● **Source excerpt**:

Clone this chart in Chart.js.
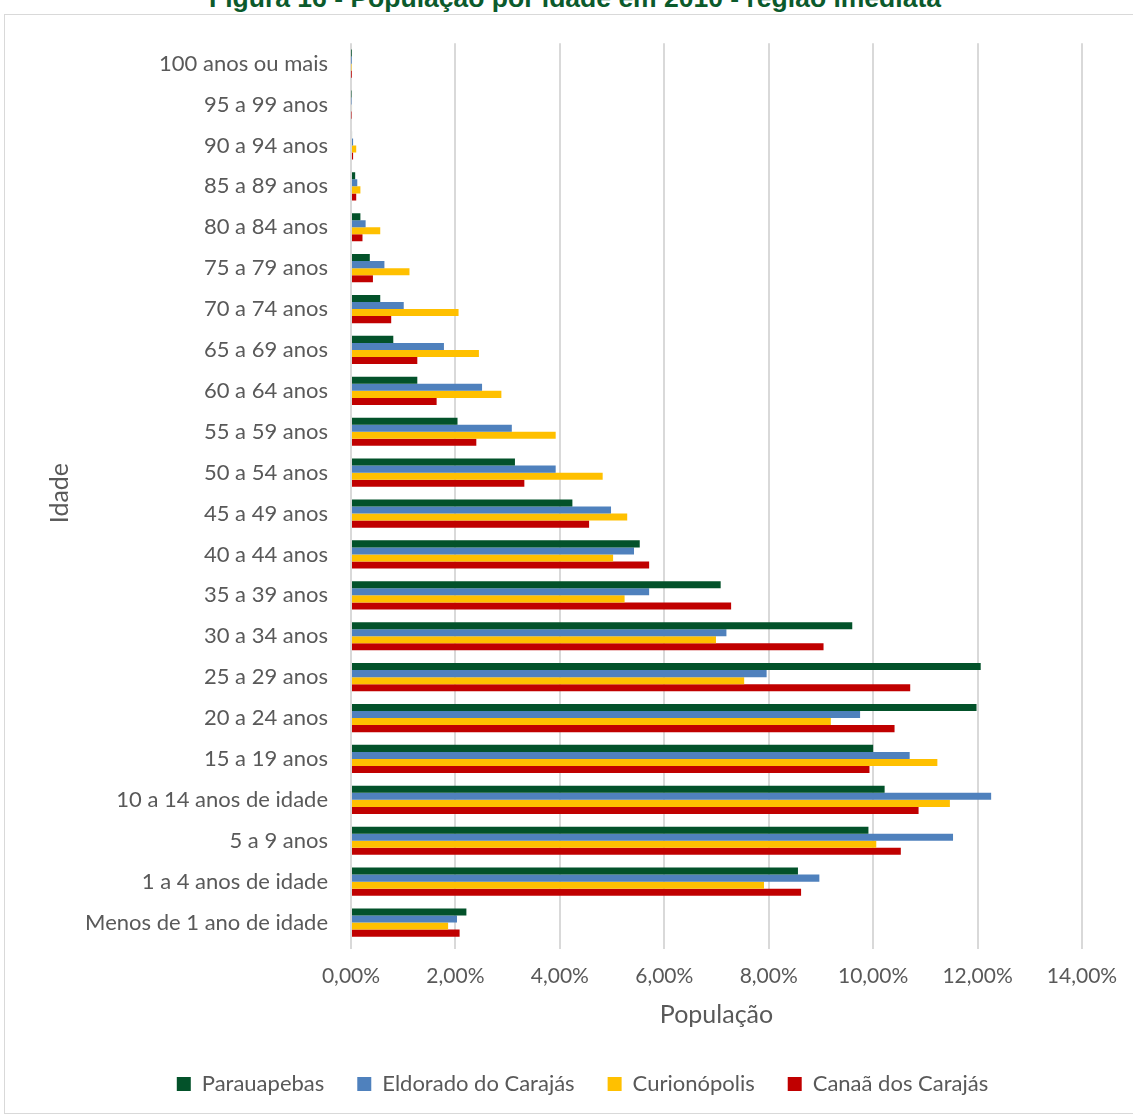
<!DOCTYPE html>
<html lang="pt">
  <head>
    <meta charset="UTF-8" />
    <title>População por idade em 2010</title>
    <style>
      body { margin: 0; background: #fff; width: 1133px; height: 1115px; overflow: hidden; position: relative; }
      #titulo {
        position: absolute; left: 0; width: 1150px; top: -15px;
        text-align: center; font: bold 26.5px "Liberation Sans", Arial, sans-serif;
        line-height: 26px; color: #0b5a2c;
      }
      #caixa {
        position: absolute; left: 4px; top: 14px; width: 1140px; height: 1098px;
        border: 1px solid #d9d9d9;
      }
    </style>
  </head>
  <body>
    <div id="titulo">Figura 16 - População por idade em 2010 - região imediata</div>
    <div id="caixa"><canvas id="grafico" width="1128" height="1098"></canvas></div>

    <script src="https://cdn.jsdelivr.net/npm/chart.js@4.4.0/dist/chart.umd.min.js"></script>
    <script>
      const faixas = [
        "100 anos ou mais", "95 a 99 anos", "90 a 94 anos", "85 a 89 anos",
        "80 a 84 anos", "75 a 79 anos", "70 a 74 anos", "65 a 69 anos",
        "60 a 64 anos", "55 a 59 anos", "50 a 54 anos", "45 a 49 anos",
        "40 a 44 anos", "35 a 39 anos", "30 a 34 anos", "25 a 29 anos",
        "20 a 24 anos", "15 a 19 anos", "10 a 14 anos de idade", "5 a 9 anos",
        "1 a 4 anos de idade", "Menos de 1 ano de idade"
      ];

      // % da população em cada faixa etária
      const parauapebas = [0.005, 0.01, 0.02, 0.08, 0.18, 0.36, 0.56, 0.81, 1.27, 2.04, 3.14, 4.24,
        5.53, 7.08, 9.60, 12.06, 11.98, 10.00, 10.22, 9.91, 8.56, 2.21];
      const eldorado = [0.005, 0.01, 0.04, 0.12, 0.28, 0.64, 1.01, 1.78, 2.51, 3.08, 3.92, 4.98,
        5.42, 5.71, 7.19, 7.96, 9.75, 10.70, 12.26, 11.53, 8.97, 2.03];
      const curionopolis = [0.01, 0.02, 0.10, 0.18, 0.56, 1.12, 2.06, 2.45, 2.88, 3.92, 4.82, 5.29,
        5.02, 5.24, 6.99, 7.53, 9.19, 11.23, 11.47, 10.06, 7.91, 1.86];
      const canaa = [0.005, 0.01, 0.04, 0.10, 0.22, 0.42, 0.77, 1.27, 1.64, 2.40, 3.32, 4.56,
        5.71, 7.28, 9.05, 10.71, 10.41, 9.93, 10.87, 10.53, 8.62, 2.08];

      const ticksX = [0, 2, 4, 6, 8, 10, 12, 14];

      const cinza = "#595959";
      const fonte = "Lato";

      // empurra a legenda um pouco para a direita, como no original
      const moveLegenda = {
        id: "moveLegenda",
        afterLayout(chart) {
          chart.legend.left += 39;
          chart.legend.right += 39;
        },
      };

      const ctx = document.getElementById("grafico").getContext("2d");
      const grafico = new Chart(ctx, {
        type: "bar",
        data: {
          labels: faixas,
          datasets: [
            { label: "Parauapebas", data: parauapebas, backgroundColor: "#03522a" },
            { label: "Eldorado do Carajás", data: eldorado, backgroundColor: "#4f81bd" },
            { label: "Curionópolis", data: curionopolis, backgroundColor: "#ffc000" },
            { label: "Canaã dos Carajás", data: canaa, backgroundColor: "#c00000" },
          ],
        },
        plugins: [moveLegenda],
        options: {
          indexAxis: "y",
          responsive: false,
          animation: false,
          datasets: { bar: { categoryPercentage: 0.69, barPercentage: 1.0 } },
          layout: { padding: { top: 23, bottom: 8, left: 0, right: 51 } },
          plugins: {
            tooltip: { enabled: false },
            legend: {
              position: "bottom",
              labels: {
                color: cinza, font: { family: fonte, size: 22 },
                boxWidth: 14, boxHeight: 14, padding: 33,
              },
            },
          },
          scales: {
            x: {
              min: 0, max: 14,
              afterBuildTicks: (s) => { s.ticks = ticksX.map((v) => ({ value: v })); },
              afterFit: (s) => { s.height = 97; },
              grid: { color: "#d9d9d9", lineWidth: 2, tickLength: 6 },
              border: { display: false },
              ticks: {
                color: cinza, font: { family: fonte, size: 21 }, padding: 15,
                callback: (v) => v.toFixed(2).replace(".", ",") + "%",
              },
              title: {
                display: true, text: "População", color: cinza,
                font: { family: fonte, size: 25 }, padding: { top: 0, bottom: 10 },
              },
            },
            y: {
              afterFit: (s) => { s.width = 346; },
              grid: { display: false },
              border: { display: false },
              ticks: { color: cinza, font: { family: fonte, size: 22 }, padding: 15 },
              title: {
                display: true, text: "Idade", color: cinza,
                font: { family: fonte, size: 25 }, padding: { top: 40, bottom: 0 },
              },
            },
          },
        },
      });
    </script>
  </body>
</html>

● **Requirements**:
Images should not appear in the copy; retype the listing above exactly.

● **Result of the task**:
Clone this chart in Chart.js.
<!DOCTYPE html>
<html lang="pt">
  <head>
    <meta charset="UTF-8" />
    <title>População por idade em 2010</title>
    <style>
      body { margin: 0; background: #fff; width: 1133px; height: 1115px; overflow: hidden; position: relative; }
      #titulo {
        position: absolute; left: 0; width: 1150px; top: -15px;
        text-align: center; font: bold 26.5px "Liberation Sans", Arial, sans-serif;
        line-height: 26px; color: #0b5a2c;
      }
      #caixa {
        position: absolute; left: 4px; top: 14px; width: 1140px; height: 1098px;
        border: 1px solid #d9d9d9;
      }
    </style>
  </head>
  <body>
    <div id="titulo">Figura 16 - População por idade em 2010 - região imediata</div>
    <div id="caixa"><canvas id="grafico" width="1128" height="1098"></canvas></div>

    <script src="https://cdn.jsdelivr.net/npm/chart.js@4.4.0/dist/chart.umd.min.js"></script>
    <script>
      const faixas = [
        "100 anos ou mais", "95 a 99 anos", "90 a 94 anos", "85 a 89 anos",
        "80 a 84 anos", "75 a 79 anos", "70 a 74 anos", "65 a 69 anos",
        "60 a 64 anos", "55 a 59 anos", "50 a 54 anos", "45 a 49 anos",
        "40 a 44 anos", "35 a 39 anos", "30 a 34 anos", "25 a 29 anos",
        "20 a 24 anos", "15 a 19 anos", "10 a 14 anos de idade", "5 a 9 anos",
        "1 a 4 anos de idade", "Menos de 1 ano de idade"
      ];

      // % da população em cada faixa etária
      const parauapebas = [0.005, 0.01, 0.02, 0.08, 0.18, 0.36, 0.56, 0.81, 1.27, 2.04, 3.14, 4.24,
        5.53, 7.08, 9.60, 12.06, 11.98, 10.00, 10.22, 9.91, 8.56, 2.21];
      const eldorado = [0.005, 0.01, 0.04, 0.12, 0.28, 0.64, 1.01, 1.78, 2.51, 3.08, 3.92, 4.98,
        5.42, 5.71, 7.19, 7.96, 9.75, 10.70, 12.26, 11.53, 8.97, 2.03];
      const curionopolis = [0.01, 0.02, 0.10, 0.18, 0.56, 1.12, 2.06, 2.45, 2.88, 3.92, 4.82, 5.29,
        5.02, 5.24, 6.99, 7.53, 9.19, 11.23, 11.47, 10.06, 7.91, 1.86];
      const canaa = [0.005, 0.01, 0.04, 0.10, 0.22, 0.42, 0.77, 1.27, 1.64, 2.40, 3.32, 4.56,
        5.71, 7.28, 9.05, 10.71, 10.41, 9.93, 10.87, 10.53, 8.62, 2.08];

      const ticksX = [0, 2, 4, 6, 8, 10, 12, 14];

      const cinza = "#595959";
      const fonte = "Lato";

      // empurra a legenda um pouco para a direita, como no original
      const moveLegenda = {
        id: "moveLegenda",
        afterLayout(chart) {
          chart.legend.left += 39;
          chart.legend.right += 39;
        },
      };

      const ctx = document.getElementById("grafico").getContext("2d");
      const grafico = new Chart(ctx, {
        type: "bar",
        data: {
          labels: faixas,
          datasets: [
            { label: "Parauapebas", data: parauapebas, backgroundColor: "#03522a" },
            { label: "Eldorado do Carajás", data: eldorado, backgroundColor: "#4f81bd" },
            { label: "Curionópolis", data: curionopolis, backgroundColor: "#ffc000" },
            { label: "Canaã dos Carajás", data: canaa, backgroundColor: "#c00000" },
          ],
        },
        plugins: [moveLegenda],
        options: {
          indexAxis: "y",
          responsive: false,
          animation: false,
          datasets: { bar: { categoryPercentage: 0.69, barPercentage: 1.0 } },
          layout: { padding: { top: 23, bottom: 8, left: 0, right: 51 } },
          plugins: {
            tooltip: { enabled: false },
            legend: {
              position: "bottom",
              labels: {
                color: cinza, font: { family: fonte, size: 22 },
                boxWidth: 14, boxHeight: 14, padding: 33,
              },
            },
          },
          scales: {
            x: {
              min: 0, max: 14,
              afterBuildTicks: (s) => { s.ticks = ticksX.map((v) => ({ value: v })); },
              afterFit: (s) => { s.height = 97; },
              grid: { color: "#d9d9d9", lineWidth: 2, tickLength: 6 },
              border: { display: false },
              ticks: {
                color: cinza, font: { family: fonte, size: 21 }, padding: 15,
                callback: (v) => v.toFixed(2).replace(".", ",") + "%",
              },
              title: {
                display: true, text: "População", color: cinza,
                font: { family: fonte, size: 25 }, padding: { top: 0, bottom: 10 },
              },
            },
            y: {
              afterFit: (s) => { s.width = 346; },
              grid: { display: false },
              border: { display: false },
              ticks: { color: cinza, font: { family: fonte, size: 22 }, padding: 15 },
              title: {
                display: true, text: "Idade", color: cinza,
                font: { family: fonte, size: 25 }, padding: { top: 40, bottom: 0 },
              },
            },
          },
        },
      });
    </script>
  </body>
</html>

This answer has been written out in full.